> _Information shown_
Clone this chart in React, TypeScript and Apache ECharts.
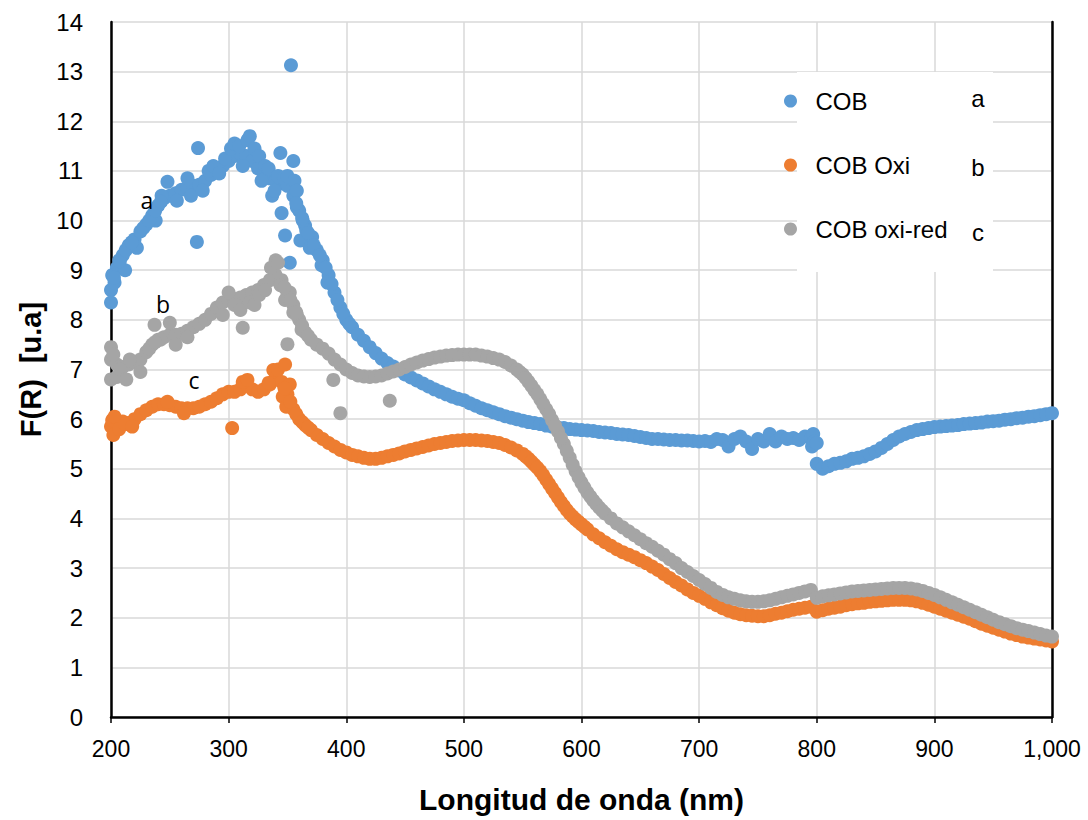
import React, { useEffect, useRef } from "react";
import * as echarts from "echarts";

const WAVELENGTHS = [
  200, 205, 210, 215, 220, 225, 230, 235, 240, 245, 250, 255, 260, 265, 270, 275, 280, 285, 290, 295,
  300, 305, 310, 315, 320, 325, 330, 335, 340, 345, 350, 355, 360, 365, 370, 375, 380, 385, 390, 395,
  400, 405, 410, 415, 420, 425, 430, 435, 440, 445, 450, 455, 460, 465, 470, 475, 480, 485, 490, 495,
  500, 505, 510, 515, 520, 525, 530, 535, 540, 545, 550, 555, 560, 565, 570, 575, 580, 585, 590, 595,
  600, 605, 610, 615, 620, 625, 630, 635, 640, 645, 650, 655, 660, 665, 670, 675, 680, 685, 690, 695,
  700, 705, 710, 715, 720, 725, 730, 735, 740, 745, 750, 755, 760, 765, 770, 775, 780, 785, 790, 795,
  800, 805, 810, 815, 820, 825, 830, 835, 840, 845, 850, 855, 860, 865, 870, 875, 880, 885, 890, 895,
  900, 905, 910, 915, 920, 925, 930, 935, 940, 945, 950, 955, 960, 965, 970, 975, 980, 985, 990, 995,
  1000,
];

const COB = [
  8.6, 9.05, 9.3, 9.5, 9.62, 9.78, 9.92, 10.1, 10.3, 10.45, 10.5, 10.55, 10.62, 10.66, 10.7, 10.72, 10.8, 10.92, 11.0, 11.1,
  11.2, 11.3, 11.35, 11.3, 11.2, 11.05, 10.95, 10.85, 10.8, 10.75, 10.7, 10.5, 10.2, 9.9, 9.6, 9.4, 9.2, 8.9, 8.55, 8.25,
  8.0, 7.85, 7.7, 7.58, 7.45, 7.33, 7.22, 7.13, 7.06, 6.98, 6.9, 6.84, 6.78, 6.72, 6.66, 6.6, 6.55, 6.5, 6.45, 6.41,
  6.38, 6.32, 6.27, 6.22, 6.18, 6.14, 6.1, 6.06, 6.03, 6.0, 5.97, 5.94, 5.92, 5.9, 5.87, 5.85, 5.83, 5.82, 5.8, 5.79,
  5.78, 5.77, 5.76, 5.74, 5.73, 5.72, 5.7, 5.69, 5.68, 5.66, 5.64, 5.62, 5.6, 5.6, 5.59, 5.58, 5.58, 5.57, 5.57, 5.56,
  5.55, 5.56, 5.54, 5.6, 5.58, 5.45, 5.6, 5.65, 5.55, 5.4, 5.6, 5.55, 5.7, 5.55, 5.65, 5.6, 5.62, 5.58, 5.65, 5.62,
  5.1, 5.0, 5.05, 5.1, 5.12, 5.15, 5.2, 5.22, 5.25, 5.3, 5.35, 5.42, 5.5, 5.58, 5.65, 5.7, 5.74, 5.78, 5.8, 5.82,
  5.84, 5.85, 5.86, 5.87, 5.88, 5.9, 5.91, 5.92, 5.93, 5.95, 5.96, 5.97, 5.99, 6.0, 6.02, 6.03, 6.05, 6.06, 6.08, 6.1,
  6.12,
];

const COB_OXI = [
  5.85, 5.92, 5.95, 5.92, 6.0, 6.1, 6.18, 6.25, 6.3, 6.3, 6.28, 6.25, 6.22, 6.22, 6.22, 6.25, 6.3, 6.35, 6.42, 6.5,
  6.55, 6.55, 6.6, 6.7, 6.6, 6.55, 6.6, 6.7, 6.85, 6.75, 6.5, 6.2, 6.0, 5.88, 5.78, 5.68, 5.6, 5.52, 5.45, 5.38,
  5.33, 5.28, 5.25, 5.22, 5.2, 5.2, 5.22, 5.25, 5.28, 5.31, 5.35, 5.38, 5.41, 5.44, 5.47, 5.5, 5.52, 5.54, 5.56, 5.57,
  5.58, 5.58, 5.58, 5.57, 5.56, 5.54, 5.52, 5.48, 5.43, 5.37, 5.3, 5.2, 5.08, 4.95, 4.78, 4.6, 4.42, 4.25, 4.1, 3.98,
  3.88, 3.78, 3.68, 3.6, 3.52, 3.45, 3.38, 3.32, 3.27, 3.22, 3.16, 3.1, 3.03, 2.96, 2.88, 2.8, 2.72, 2.65, 2.57, 2.5,
  2.44, 2.38, 2.31, 2.25, 2.19, 2.14, 2.1, 2.07, 2.05, 2.04, 2.03, 2.03, 2.05, 2.08, 2.1, 2.13, 2.16, 2.18, 2.2, 2.22,
  2.12, 2.15, 2.18, 2.2, 2.22, 2.25, 2.27, 2.29, 2.3, 2.32, 2.33, 2.34, 2.35, 2.36, 2.36, 2.36, 2.35, 2.33, 2.3, 2.26,
  2.22, 2.18, 2.14, 2.1, 2.06, 2.02, 1.98, 1.93, 1.88, 1.84, 1.8, 1.76, 1.72, 1.68, 1.65, 1.62, 1.6, 1.58, 1.56, 1.54,
  1.52,
];

const COB_OXI_RED = [
  7.2, 7.1, 7.05, 7.1, 7.15, 7.2, 7.35, 7.5, 7.6, 7.65, 7.7, 7.7, 7.72, 7.78, 7.85, 7.92, 8.0, 8.12, 8.25, 8.35,
  8.4, 8.42, 8.45, 8.5, 8.55, 8.6, 8.7, 8.8, 8.9, 8.8, 8.5, 8.3, 8.0, 7.75, 7.6, 7.5, 7.42, 7.32, 7.2, 7.1,
  7.0, 6.93, 6.88, 6.86, 6.85, 6.86, 6.88, 6.92, 6.96, 7.0, 7.05, 7.1, 7.14, 7.18, 7.21, 7.24, 7.26, 7.28, 7.29, 7.3,
  7.3, 7.3, 7.3, 7.28, 7.26, 7.23, 7.2, 7.15, 7.08, 7.0, 6.9, 6.75, 6.58, 6.4, 6.2, 5.98, 5.75, 5.5, 5.22, 4.95,
  4.72, 4.52, 4.36, 4.22, 4.1, 4.0, 3.9, 3.82, 3.74, 3.66, 3.58, 3.5, 3.43, 3.35, 3.27, 3.18, 3.1, 3.0, 2.92, 2.84,
  2.76, 2.68, 2.6, 2.52, 2.46, 2.41, 2.38, 2.35, 2.33, 2.32, 2.32, 2.33, 2.35, 2.38, 2.41, 2.44, 2.47, 2.5, 2.53, 2.56,
  2.4, 2.43, 2.45, 2.47, 2.49, 2.51, 2.53, 2.54, 2.55, 2.56, 2.57, 2.58, 2.59, 2.6, 2.6, 2.6, 2.59, 2.57, 2.54, 2.5,
  2.46, 2.41, 2.36, 2.31, 2.26, 2.21, 2.16, 2.11, 2.06, 2.01, 1.96, 1.91, 1.87, 1.83, 1.79, 1.76, 1.73, 1.7, 1.67, 1.64,
  1.62,
];

// extra readings (wavelength, value): scattered points and steep stretches
const COB_EXTRA = [
  [200, 8.35], [201, 8.9], [203, 8.75], [207, 9.2], [212, 9.0], [222, 9.45], [238, 10.0], [243, 10.5],
  [248, 10.78], [256, 10.4], [265, 10.85], [268, 10.5], [273, 9.57], [274, 11.46], [278, 10.6], [283, 11.0],
  [287, 11.1], [292, 10.95], [297, 11.25], [302, 11.45], [305, 11.55], [309, 11.5], [312, 11.1], [316, 11.62],
  [318, 11.7], [322, 11.45], [326, 11.3], [328, 10.8], [331, 11.1], [334, 11.05], [337, 10.5], [339, 10.6],
  [342, 10.9], [344, 11.36], [345, 10.15], [347, 10.85], [348, 9.7], [350, 10.9], [352, 9.15], [353, 13.13],
  [355, 11.2], [356, 10.8], [358, 10.27], [358, 10.6], [361, 9.6], [363, 10.0], [366, 9.8], [369, 9.45],
  [371, 9.67], [379, 9.1], [384, 8.75], [796, 5.45], [797, 5.7], [798, 5.55], [800, 5.52],
  [202.5, 8.85], [207.5, 9.18], [212.5, 9.4], [217.5, 9.56], [227.5, 9.85], [232.5, 10.0], [237.5, 10.2],
  [242.5, 10.38], [357.5, 10.35], [362.5, 10.05], [367.5, 9.75], [372.5, 9.5], [377.5, 9.3], [382.5, 9.05],
  [387.5, 8.72], [392.5, 8.4], [397.5, 8.12], [402.5, 7.92],
];

const COB_OXI_EXTRA = [
  [201, 5.98], [202, 5.68], [203, 6.05], [207, 5.8], [212, 5.9], [218, 5.85], [248, 6.35], [262, 6.12],
  [303, 5.82], [312, 6.75], [316, 6.79], [334, 6.73], [338, 6.99], [342, 7.0], [346, 6.45], [348, 7.1],
  [349, 6.25], [352, 6.7],
  [347.5, 6.62], [352.5, 6.35], [357.5, 6.1], [362.5, 5.94], [367.5, 5.83],
  [552.5, 5.25], [557.5, 5.14], [562.5, 5.02], [567.5, 4.87], [572.5, 4.69], [577.5, 4.51], [582.5, 4.33],
  [587.5, 4.17], [592.5, 4.04], [597.5, 3.93], [602.5, 3.83],
];

const COB_OXI_RED_EXTRA = [
  [200, 7.45], [200, 6.8], [202, 7.3], [205, 6.85], [208, 7.0], [213, 6.8], [216, 7.2], [225, 6.95],
  [237, 7.9], [250, 7.94], [242, 7.6], [255, 7.5], [265, 7.65], [295, 8.1], [300, 8.55], [305, 8.3],
  [310, 8.2], [312, 7.84], [318, 8.35], [322, 8.3], [326, 8.5], [331, 8.6], [336, 9.05], [340, 9.2],
  [342, 9.15], [344, 8.7], [348, 8.4], [350, 7.51], [352, 8.55], [355, 8.15], [358, 8.1], [362, 7.8],
  [389, 6.79], [395, 6.12], [437, 6.37],
  [232.5, 7.42], [237.5, 7.55], [347.5, 8.65], [352.5, 8.4], [357.5, 8.15], [362.5, 7.88], [367.5, 7.68],
  [547.5, 6.95], [552.5, 6.83], [557.5, 6.67], [562.5, 6.5], [567.5, 6.3], [572.5, 6.1], [577.5, 5.87],
  [582.5, 5.62], [587.5, 5.36], [592.5, 5.08], [597.5, 4.83], [602.5, 4.62], [607.5, 4.44], [612.5, 4.29],
  [617.5, 4.16],
];

const SERIES_NAMES = ["COB", "COB Oxi", "COB oxi-red"];
const SERIES_LETTERS = ["a", "b", "c"];
const COLORS = ["#5B9BD5", "#ED7D31", "#A5A5A5"];

const X_TITLE = "Longitud de onda (nm)";
const Y_TITLE = "F(R)  [u.a]";

const FONT = "'Liberation Sans', Arial, sans-serif";

function buildData(values: number[], extra: number[][]) {
  const d: number[][] = WAVELENGTHS.map((w, i) => [w, values[i]]);
  return d.concat(extra);
}

export default function App() {
  const ref = useRef<HTMLDivElement>(null);
  useEffect(() => {
    if (!ref.current) return;
    const chart = echarts.init(ref.current, undefined, { renderer: "svg" });
    const sets = [
      buildData(COB, COB_EXTRA),
      buildData(COB_OXI, COB_OXI_EXTRA),
      buildData(COB_OXI_RED, COB_OXI_RED_EXTRA),
    ];
    chart.setOption({
      animation: false,
      backgroundColor: "#ffffff",
      grid: { left: 111, right: 36, top: 22, bottom: 103, containLabel: false },
      xAxis: {
        type: "value",
        min: 200,
        max: 1000,
        interval: 100,
        name: X_TITLE,
        nameLocation: "middle",
        nameGap: 67,
        nameTextStyle: { fontFamily: FONT, fontSize: 30, fontWeight: "bold", color: "#000" },
        axisLine: { show: true, onZero: false, lineStyle: { color: "#000", width: 2.5 } },
        axisTick: { show: true, length: 6, lineStyle: { color: "#000", width: 1.5 } },
        axisLabel: {
          fontFamily: FONT,
          fontSize: 23,
          color: "#000",
          margin: 20,
          formatter: (v: number) => (v >= 1000 ? v.toLocaleString("en-US") : String(v)),
        },
        splitLine: { show: true, lineStyle: { color: "#D9D9D9", width: 1.5 } },
      },
      yAxis: [
        {
          type: "value",
          min: 0,
          max: 14,
          interval: 1,
          name: Y_TITLE,
          nameLocation: "middle",
          nameGap: 66,
          nameTextStyle: { fontFamily: FONT, fontSize: 29, fontWeight: "bold", color: "#000" },
          axisLine: { show: true, onZero: false, lineStyle: { color: "#000", width: 2.5 } },
          axisTick: { show: false },
          axisLabel: { fontFamily: FONT, fontSize: 24, color: "#000", margin: 28 },
          splitLine: { show: true, lineStyle: { color: "#D9D9D9", width: 1.5 } },
        },
        {
          type: "value",
          min: 0,
          max: 14,
          interval: 1,
          position: "right",
          axisLine: { show: true, onZero: false, lineStyle: { color: "#000", width: 2.5 } },
          axisTick: { show: false },
          axisLabel: { show: false },
          splitLine: { show: false },
        },
      ],
      legend: {
        orient: "vertical",
        left: 779,
        top: 84,
        itemWidth: 40,
        itemHeight: 13,
        itemGap: 40,
        icon: "circle",
        data: SERIES_NAMES,
        textStyle: { fontFamily: FONT, fontSize: 24, color: "#000" },
      },
      graphic: [
        {
          type: "rect",
          z: 1,
          shape: { x: 797, y: 72, width: 196, height: 200 },
          style: { fill: "#ffffff" },
        },
        ...SERIES_LETTERS.map((t, i) => ({
          type: "text",
          z: 5,
          x: 978,
          y: [98, 167, 232][i],
          style: {
            text: t,
            fontFamily: FONT,
            fontSize: 24,
            fill: "#000",
            textAlign: "center",
            textVerticalAlign: "middle",
          },
        })),
        ...SERIES_LETTERS.map((t, i) => ({
          type: "text",
          z: 5,
          x: [147, 163, 194][i],
          y: [200, 304, 380][i],
          style: {
            text: t,
            fontFamily: "'Open Sans', 'Liberation Sans', sans-serif",
            fontSize: 23,
            fill: "#000",
            textAlign: "center",
            textVerticalAlign: "middle",
          },
        })),
      ],
      series: sets.map((data, i) => ({
        name: SERIES_NAMES[i],
        type: "scatter",
        data,
        symbol: "circle",
        symbolSize: 14,
        itemStyle: { color: COLORS[i], opacity: 1 },
        emphasis: { disabled: true },
      })),
    });
    return () => chart.dispose();
  }, []);
  return (
    <div
      ref={ref}
      style={{ position: "fixed", left: 0, top: 0, width: 1088, height: 820, background: "#fff" }}
    />
  );
}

> _Written exercise_
Up to and including the line with "import * as", copy the data above from its first line. Skip pictures.

> _Result_
Clone this chart in React, TypeScript and Apache ECharts.
import React, { useEffect, useRef } from "react";
import * as echarts from "echarts";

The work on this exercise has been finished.